GIVEN RECORDS.
○ ○ ○ ○

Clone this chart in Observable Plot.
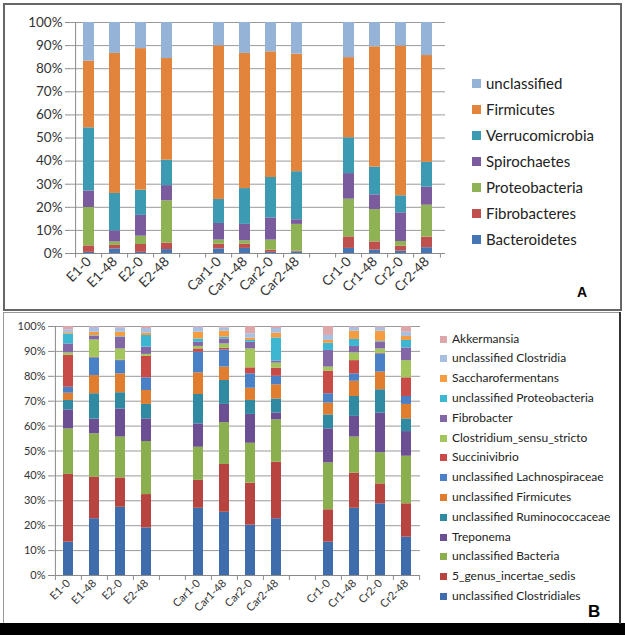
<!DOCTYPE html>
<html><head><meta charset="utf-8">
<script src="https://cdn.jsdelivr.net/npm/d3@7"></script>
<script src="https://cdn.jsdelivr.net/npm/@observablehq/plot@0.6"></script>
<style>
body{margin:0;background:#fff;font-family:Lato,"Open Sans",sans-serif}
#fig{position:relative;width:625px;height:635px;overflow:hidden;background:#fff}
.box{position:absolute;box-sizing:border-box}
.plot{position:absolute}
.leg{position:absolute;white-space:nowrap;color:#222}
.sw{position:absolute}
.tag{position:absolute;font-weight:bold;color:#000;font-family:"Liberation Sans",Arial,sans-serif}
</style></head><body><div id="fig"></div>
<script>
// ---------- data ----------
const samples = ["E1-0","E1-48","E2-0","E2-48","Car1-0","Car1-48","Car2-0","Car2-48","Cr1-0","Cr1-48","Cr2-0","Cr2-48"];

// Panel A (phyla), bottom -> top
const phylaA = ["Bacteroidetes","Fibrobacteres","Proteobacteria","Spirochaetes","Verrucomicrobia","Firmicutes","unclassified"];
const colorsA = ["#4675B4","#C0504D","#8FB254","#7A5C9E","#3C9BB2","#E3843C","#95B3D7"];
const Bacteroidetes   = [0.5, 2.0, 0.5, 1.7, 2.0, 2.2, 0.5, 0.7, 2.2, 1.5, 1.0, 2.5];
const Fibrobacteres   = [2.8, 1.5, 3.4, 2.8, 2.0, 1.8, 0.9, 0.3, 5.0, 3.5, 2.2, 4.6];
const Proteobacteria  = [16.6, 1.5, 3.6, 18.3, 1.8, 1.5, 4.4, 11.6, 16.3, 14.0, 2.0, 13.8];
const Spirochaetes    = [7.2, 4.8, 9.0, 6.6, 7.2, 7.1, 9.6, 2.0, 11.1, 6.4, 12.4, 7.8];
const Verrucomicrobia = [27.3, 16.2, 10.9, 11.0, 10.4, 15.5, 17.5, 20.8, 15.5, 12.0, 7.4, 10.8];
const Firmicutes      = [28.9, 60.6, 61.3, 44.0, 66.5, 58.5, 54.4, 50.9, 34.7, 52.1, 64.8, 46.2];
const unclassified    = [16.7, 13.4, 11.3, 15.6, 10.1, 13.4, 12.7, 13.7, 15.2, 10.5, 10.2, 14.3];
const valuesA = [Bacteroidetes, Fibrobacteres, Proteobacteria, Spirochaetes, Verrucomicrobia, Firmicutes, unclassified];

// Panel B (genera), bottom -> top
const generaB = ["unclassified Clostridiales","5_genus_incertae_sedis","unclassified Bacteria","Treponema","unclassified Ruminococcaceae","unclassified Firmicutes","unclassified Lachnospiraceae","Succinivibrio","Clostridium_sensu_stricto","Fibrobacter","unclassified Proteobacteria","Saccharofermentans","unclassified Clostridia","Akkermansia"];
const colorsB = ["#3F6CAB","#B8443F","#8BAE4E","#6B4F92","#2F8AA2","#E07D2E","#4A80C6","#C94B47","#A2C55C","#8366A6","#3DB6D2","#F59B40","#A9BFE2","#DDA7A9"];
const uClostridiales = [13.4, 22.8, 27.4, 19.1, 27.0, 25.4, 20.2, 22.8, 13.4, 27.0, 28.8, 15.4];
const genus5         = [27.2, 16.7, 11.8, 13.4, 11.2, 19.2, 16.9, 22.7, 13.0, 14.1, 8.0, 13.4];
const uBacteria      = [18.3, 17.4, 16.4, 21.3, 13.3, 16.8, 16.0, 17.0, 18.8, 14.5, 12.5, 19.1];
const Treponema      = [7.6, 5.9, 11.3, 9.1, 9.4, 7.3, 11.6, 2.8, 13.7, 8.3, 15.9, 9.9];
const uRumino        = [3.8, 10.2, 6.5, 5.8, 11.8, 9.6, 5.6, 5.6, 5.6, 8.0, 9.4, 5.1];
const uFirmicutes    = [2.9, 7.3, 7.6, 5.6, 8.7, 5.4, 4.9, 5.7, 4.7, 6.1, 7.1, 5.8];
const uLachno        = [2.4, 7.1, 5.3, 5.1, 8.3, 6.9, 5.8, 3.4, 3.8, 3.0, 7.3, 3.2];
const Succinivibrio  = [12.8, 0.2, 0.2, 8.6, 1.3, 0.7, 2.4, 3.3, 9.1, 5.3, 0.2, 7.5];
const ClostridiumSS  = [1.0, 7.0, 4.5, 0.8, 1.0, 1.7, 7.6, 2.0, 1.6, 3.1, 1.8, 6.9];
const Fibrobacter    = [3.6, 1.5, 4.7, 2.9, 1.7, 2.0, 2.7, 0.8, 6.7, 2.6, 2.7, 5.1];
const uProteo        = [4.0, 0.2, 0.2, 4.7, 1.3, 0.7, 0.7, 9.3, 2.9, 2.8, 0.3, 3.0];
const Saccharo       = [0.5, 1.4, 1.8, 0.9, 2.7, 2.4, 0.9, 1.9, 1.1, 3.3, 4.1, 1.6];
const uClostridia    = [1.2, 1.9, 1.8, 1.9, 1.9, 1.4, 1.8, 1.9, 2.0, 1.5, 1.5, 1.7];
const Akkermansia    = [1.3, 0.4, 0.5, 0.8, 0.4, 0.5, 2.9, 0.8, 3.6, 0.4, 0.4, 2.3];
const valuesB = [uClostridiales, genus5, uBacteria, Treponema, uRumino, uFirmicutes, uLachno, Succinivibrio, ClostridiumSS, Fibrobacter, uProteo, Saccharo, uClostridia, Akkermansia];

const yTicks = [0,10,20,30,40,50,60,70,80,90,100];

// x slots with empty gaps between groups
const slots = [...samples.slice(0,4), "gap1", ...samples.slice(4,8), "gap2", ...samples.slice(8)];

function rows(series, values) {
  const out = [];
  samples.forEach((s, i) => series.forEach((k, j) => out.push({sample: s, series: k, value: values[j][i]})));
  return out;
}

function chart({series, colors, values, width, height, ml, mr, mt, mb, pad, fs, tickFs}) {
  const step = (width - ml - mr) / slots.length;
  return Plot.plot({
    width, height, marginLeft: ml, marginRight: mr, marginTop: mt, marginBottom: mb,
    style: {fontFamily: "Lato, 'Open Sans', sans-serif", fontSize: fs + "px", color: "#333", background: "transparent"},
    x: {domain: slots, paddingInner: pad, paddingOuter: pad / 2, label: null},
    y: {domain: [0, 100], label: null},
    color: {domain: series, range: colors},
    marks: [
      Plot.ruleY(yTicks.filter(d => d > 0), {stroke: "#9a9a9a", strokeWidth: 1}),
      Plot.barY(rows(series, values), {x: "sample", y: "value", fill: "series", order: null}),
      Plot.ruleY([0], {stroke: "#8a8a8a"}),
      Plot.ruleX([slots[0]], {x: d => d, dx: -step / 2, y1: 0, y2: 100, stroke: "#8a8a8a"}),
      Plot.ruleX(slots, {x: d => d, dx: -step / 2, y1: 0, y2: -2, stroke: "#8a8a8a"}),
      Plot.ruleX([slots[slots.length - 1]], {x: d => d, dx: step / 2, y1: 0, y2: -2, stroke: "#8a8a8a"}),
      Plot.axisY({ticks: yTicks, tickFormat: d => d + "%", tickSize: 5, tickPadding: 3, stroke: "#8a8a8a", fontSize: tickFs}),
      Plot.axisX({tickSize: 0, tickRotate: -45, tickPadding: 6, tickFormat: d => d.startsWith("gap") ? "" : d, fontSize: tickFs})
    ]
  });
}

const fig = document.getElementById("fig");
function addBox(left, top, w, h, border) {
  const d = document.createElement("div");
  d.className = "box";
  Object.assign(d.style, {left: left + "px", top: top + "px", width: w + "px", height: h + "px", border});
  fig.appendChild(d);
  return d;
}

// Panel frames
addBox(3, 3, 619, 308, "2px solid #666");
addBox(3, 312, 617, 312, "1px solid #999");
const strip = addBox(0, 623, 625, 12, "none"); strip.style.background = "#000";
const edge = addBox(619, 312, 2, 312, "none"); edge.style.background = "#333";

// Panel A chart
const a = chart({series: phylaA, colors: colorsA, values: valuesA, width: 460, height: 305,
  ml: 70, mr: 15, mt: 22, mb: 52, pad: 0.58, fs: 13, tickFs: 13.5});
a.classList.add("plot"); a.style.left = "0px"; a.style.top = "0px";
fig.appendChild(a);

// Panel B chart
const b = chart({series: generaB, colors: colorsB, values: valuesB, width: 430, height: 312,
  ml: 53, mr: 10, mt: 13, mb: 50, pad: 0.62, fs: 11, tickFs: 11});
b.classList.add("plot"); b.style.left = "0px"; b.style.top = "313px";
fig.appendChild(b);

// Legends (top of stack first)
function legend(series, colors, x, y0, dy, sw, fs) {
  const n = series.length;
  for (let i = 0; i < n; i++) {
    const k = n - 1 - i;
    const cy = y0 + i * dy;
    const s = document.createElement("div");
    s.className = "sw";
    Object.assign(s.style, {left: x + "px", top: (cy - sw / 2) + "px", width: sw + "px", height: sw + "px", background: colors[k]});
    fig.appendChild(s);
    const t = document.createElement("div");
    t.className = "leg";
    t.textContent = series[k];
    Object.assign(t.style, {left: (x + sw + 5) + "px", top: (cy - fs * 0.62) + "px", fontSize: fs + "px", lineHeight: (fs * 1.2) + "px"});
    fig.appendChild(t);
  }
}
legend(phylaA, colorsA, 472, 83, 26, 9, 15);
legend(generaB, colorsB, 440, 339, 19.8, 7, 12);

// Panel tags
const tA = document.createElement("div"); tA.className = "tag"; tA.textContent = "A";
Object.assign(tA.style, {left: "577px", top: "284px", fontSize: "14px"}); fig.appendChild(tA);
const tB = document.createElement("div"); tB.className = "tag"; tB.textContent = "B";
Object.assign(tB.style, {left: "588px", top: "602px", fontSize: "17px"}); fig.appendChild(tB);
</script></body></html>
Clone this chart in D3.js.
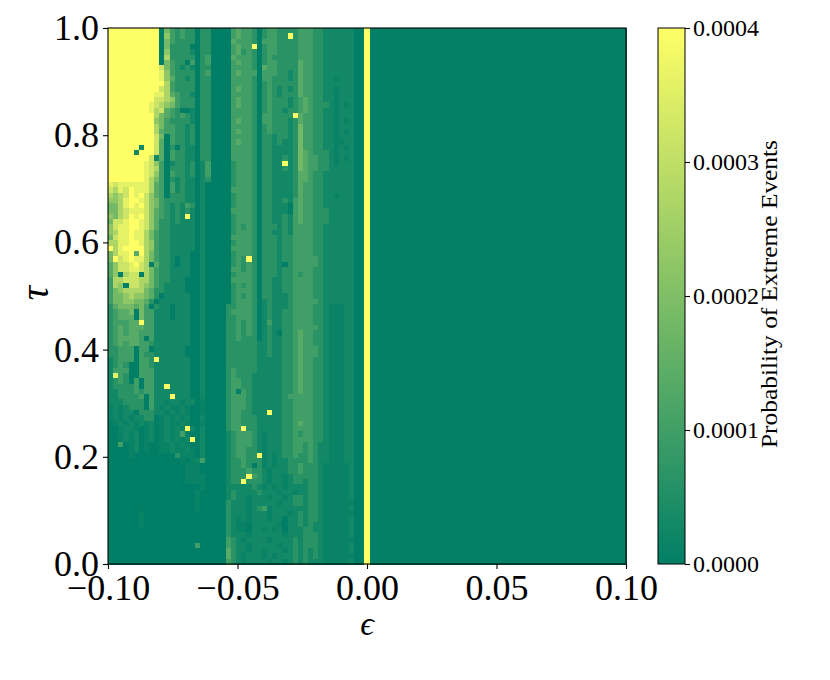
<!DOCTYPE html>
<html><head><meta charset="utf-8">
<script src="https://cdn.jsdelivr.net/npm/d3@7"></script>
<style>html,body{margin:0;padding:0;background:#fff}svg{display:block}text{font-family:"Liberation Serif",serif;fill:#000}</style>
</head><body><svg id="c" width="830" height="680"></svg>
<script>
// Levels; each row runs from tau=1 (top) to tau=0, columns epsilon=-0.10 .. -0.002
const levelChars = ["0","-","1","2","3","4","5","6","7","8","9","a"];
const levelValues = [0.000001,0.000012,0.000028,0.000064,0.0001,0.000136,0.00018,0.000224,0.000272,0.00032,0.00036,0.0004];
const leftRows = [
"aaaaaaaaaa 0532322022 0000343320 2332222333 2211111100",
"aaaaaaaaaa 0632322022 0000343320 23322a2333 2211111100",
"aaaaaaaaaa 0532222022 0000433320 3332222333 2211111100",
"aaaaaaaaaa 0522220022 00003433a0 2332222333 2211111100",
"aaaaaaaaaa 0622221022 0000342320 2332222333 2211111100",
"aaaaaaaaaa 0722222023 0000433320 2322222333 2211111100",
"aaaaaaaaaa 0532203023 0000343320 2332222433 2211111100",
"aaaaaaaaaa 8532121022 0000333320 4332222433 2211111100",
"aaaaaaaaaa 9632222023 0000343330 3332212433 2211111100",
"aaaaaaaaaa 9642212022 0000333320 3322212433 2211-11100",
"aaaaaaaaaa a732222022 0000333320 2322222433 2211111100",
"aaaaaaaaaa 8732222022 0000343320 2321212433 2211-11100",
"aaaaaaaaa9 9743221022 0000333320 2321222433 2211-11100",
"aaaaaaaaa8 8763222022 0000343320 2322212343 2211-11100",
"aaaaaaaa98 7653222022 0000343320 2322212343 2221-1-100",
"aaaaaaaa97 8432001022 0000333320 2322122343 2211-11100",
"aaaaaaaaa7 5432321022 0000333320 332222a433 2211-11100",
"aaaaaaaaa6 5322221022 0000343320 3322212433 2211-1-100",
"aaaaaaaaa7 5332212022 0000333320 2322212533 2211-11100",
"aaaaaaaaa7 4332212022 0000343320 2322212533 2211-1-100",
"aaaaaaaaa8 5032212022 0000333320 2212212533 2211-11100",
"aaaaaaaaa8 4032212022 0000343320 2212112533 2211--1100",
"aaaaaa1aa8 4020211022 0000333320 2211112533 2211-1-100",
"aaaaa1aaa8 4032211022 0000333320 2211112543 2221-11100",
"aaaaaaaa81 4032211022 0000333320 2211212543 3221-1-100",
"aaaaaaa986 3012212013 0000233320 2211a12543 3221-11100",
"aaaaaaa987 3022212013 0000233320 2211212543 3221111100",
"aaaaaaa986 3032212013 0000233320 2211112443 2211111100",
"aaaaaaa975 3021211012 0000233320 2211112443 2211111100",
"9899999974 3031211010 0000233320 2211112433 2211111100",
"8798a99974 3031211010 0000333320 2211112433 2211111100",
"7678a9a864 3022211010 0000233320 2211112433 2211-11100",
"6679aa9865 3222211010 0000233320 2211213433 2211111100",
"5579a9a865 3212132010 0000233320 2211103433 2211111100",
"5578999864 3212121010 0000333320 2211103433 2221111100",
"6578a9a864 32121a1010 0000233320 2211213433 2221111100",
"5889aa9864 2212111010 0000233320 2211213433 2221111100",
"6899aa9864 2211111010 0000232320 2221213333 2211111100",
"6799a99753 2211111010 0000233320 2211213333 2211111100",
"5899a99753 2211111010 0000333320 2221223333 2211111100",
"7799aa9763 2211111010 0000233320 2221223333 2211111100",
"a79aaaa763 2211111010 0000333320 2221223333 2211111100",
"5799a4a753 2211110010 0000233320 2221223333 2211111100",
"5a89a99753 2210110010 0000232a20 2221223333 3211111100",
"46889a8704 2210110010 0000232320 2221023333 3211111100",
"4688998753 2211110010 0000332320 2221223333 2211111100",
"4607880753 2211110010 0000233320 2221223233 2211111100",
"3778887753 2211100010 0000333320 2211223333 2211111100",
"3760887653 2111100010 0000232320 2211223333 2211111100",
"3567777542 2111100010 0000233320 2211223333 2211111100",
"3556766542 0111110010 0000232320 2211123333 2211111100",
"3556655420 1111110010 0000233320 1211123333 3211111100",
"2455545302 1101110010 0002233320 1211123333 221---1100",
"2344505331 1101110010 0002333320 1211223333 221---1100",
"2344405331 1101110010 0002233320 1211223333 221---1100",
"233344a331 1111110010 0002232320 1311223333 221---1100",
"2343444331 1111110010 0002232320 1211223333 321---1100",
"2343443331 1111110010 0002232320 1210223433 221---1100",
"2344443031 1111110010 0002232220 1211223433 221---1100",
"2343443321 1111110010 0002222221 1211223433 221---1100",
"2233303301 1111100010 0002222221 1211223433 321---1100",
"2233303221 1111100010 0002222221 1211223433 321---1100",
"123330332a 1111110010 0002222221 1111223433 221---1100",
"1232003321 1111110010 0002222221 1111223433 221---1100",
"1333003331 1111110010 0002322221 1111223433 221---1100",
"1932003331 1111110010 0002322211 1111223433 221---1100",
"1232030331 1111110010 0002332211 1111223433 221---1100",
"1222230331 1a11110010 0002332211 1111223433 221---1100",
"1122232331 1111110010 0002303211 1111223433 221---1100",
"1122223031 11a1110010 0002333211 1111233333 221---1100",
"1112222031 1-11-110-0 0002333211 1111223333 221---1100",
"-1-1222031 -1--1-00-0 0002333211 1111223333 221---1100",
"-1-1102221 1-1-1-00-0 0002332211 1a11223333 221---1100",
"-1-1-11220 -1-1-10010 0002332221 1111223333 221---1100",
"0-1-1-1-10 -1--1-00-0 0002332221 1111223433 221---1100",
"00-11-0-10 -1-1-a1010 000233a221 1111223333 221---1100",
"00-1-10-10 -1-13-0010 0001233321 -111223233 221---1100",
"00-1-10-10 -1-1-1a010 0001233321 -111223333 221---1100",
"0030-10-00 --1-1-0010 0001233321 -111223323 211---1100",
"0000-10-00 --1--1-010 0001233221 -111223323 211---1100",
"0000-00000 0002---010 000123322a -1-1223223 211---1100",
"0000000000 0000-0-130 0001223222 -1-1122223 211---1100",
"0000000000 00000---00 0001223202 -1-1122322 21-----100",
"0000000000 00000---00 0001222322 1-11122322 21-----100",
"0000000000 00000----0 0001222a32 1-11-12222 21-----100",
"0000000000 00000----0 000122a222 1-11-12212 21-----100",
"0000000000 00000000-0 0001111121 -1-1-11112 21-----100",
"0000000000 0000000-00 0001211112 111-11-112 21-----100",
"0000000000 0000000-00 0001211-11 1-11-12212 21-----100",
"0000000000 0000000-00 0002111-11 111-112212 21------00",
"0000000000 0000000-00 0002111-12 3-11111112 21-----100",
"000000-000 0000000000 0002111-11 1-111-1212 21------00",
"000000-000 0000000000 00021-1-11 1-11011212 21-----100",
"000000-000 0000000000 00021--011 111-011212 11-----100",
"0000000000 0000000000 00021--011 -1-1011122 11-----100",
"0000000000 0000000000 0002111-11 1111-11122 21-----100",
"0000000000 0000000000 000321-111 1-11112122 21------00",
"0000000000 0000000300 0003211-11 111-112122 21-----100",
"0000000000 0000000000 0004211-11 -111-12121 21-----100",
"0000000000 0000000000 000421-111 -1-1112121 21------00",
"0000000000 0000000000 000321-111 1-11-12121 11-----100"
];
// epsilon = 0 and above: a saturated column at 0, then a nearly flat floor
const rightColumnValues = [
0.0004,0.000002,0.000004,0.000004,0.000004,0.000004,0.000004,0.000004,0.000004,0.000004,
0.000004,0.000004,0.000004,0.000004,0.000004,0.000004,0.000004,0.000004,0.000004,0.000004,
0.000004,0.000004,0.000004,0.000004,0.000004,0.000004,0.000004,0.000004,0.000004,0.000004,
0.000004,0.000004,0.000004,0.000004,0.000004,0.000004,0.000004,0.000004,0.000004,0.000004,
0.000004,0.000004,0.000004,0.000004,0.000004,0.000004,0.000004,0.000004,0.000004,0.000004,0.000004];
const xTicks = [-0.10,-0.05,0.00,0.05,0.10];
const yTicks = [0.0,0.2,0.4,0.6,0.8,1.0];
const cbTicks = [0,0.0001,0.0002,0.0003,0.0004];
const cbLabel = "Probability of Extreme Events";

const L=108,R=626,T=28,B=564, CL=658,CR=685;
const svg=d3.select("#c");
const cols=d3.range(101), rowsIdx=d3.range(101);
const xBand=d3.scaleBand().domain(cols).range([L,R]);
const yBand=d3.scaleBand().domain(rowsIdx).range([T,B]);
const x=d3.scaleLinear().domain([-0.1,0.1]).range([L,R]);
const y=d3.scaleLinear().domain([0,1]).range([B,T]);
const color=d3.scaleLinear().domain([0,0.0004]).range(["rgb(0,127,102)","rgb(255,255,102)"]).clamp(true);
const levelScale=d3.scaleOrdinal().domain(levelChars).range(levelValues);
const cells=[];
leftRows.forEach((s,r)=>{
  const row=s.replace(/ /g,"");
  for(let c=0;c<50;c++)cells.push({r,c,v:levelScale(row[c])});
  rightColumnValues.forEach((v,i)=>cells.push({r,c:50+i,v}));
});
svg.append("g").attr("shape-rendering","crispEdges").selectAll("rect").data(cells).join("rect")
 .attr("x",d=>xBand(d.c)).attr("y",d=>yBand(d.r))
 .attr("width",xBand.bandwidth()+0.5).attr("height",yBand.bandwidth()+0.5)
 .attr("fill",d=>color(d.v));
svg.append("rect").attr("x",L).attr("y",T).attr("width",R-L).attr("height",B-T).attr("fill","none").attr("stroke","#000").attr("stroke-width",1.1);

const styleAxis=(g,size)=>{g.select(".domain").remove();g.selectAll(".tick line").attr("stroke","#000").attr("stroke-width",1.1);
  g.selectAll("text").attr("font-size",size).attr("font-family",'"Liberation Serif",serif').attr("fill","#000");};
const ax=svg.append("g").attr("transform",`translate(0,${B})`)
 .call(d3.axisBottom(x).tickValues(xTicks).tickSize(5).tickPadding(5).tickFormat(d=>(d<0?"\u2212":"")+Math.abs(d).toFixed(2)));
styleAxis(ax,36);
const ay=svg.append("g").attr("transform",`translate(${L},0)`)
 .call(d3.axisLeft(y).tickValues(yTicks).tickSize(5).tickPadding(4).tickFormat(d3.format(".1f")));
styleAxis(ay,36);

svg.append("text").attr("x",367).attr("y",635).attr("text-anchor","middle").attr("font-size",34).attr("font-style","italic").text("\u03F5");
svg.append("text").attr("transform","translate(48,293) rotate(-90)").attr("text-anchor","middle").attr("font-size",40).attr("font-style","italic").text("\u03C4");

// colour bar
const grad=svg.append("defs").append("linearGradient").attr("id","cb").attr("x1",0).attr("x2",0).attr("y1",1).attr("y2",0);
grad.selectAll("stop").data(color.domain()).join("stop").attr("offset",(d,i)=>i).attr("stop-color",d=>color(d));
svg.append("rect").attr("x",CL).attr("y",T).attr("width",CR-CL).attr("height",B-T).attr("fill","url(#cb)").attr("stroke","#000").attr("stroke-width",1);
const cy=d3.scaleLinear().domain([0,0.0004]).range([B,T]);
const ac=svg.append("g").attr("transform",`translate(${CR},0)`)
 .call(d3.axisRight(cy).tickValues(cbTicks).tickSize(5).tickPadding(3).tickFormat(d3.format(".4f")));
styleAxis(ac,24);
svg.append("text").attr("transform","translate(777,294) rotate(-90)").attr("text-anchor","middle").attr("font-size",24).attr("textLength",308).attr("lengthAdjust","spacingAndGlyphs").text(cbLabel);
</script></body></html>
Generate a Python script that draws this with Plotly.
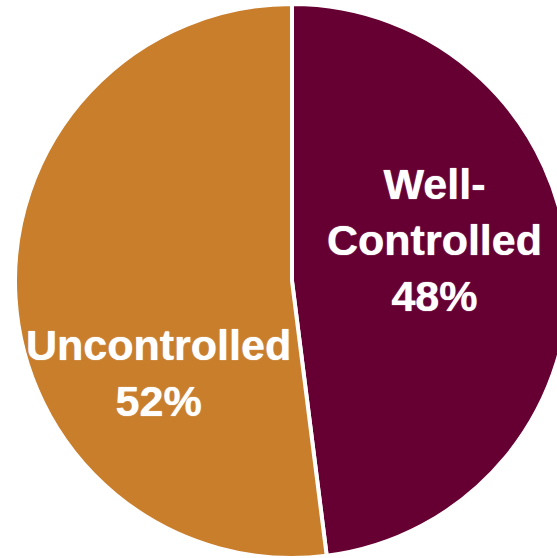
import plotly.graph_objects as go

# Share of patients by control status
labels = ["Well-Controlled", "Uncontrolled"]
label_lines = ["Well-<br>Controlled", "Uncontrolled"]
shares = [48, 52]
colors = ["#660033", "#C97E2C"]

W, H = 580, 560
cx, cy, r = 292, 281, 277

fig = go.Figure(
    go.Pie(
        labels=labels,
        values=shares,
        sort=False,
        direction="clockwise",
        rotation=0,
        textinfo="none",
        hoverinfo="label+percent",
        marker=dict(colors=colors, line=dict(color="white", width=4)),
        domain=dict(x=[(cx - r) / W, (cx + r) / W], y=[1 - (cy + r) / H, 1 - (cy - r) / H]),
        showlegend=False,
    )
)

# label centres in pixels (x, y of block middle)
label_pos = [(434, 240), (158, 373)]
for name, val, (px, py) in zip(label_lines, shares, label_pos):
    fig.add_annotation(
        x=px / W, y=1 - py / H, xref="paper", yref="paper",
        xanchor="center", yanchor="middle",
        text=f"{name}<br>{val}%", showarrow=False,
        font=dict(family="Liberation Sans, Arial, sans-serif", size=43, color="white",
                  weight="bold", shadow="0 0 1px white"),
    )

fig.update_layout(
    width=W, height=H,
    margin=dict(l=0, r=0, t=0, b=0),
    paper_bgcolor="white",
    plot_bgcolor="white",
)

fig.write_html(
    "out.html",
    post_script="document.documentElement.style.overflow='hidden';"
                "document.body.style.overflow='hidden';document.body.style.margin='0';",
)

○ ○ ○ ○

WORK TO COMPLETE. Select and copy every line of the material that holds the string "this".

WORKED SOLUTION.
Clone this chart in Observable Plot.
Clone this chart in D3.js.
Generate a Python script that draws this with Plotly.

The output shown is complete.